Quantifying the climate and human-system-driven uncertainties in energy planning by using GANs

Combining uncertainties of climate and energy models are challenging as they have different resolutions. The inclusion of building and transportation sectors into modelling prompted by the desire to decarbonize those sectors increases the complexity even further, as the uncertainties added by the operation of these sectors can easily amplify the uncertainties already introduced by climate change. Therefore, energy planners need to face many challenges during the design phase. This study introduced a computational platform that combines climate models (24 climate models covering representative concentration pathways [RCPs] 2.6, 4.5, and 8.5), building simulations, machine learning (i.e., generative adversarial networks [GAN]), and energy system models to mitigate these problems of modelling uncertainties during energy system optimization. This approach enables the joint consideration of climate-induced and building operation-related uncertainties, harmonizing bottom-up and machine learning techniques.
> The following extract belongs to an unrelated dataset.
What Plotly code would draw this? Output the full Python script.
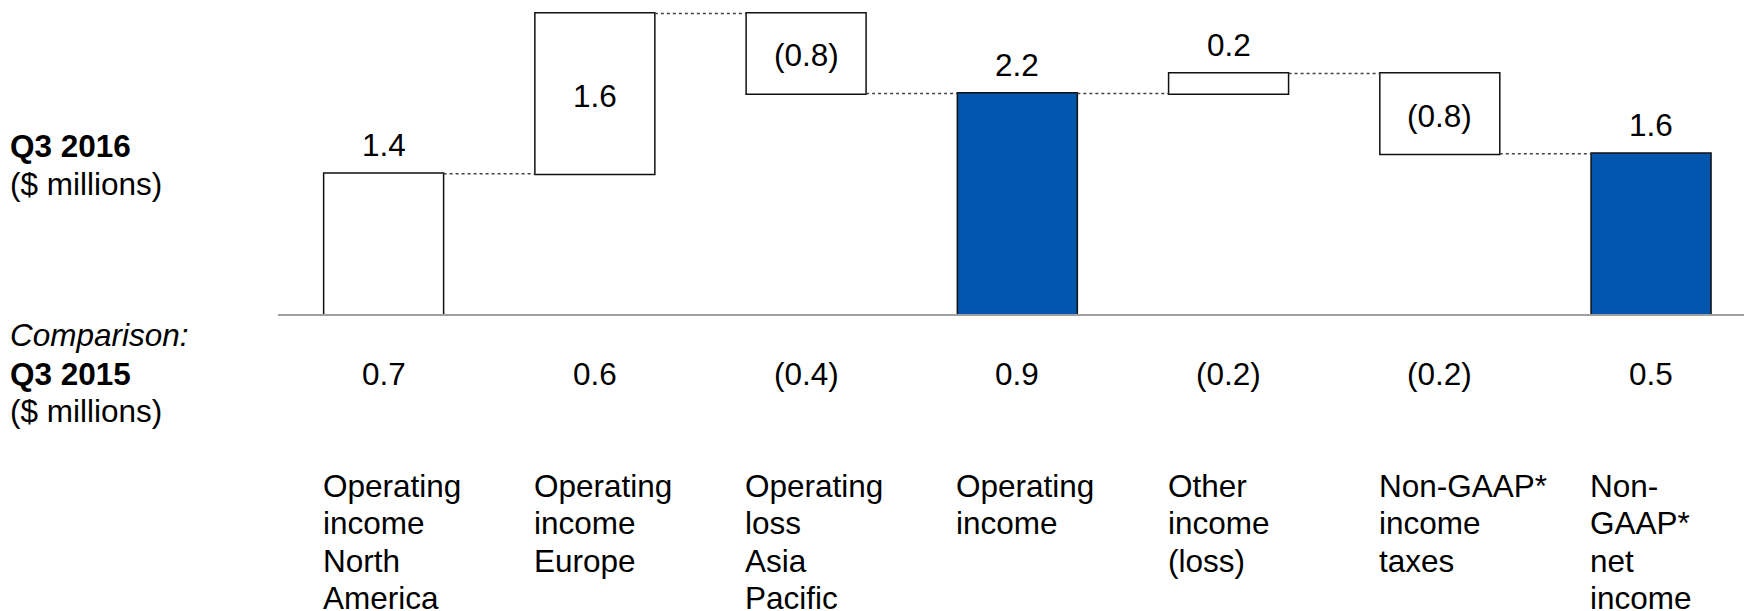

The study reveals that the uncertainties brought by climate significantly influence building cooling and heating demand. Although uncertainties brought by the building operation do not influence the peak load, a significant change in the demand profile was observed during standard operation, significantly influencing the distribution of the heating and cooling demand profile. The assessment also reveals that the compound impacts brought about by climate and human systems (building operation) increases the net present value of the energy system by 28% and the levelized costs up to 12%. Neglecting these uncertainties can lead to adverse consequences, such as a loss of energy supply.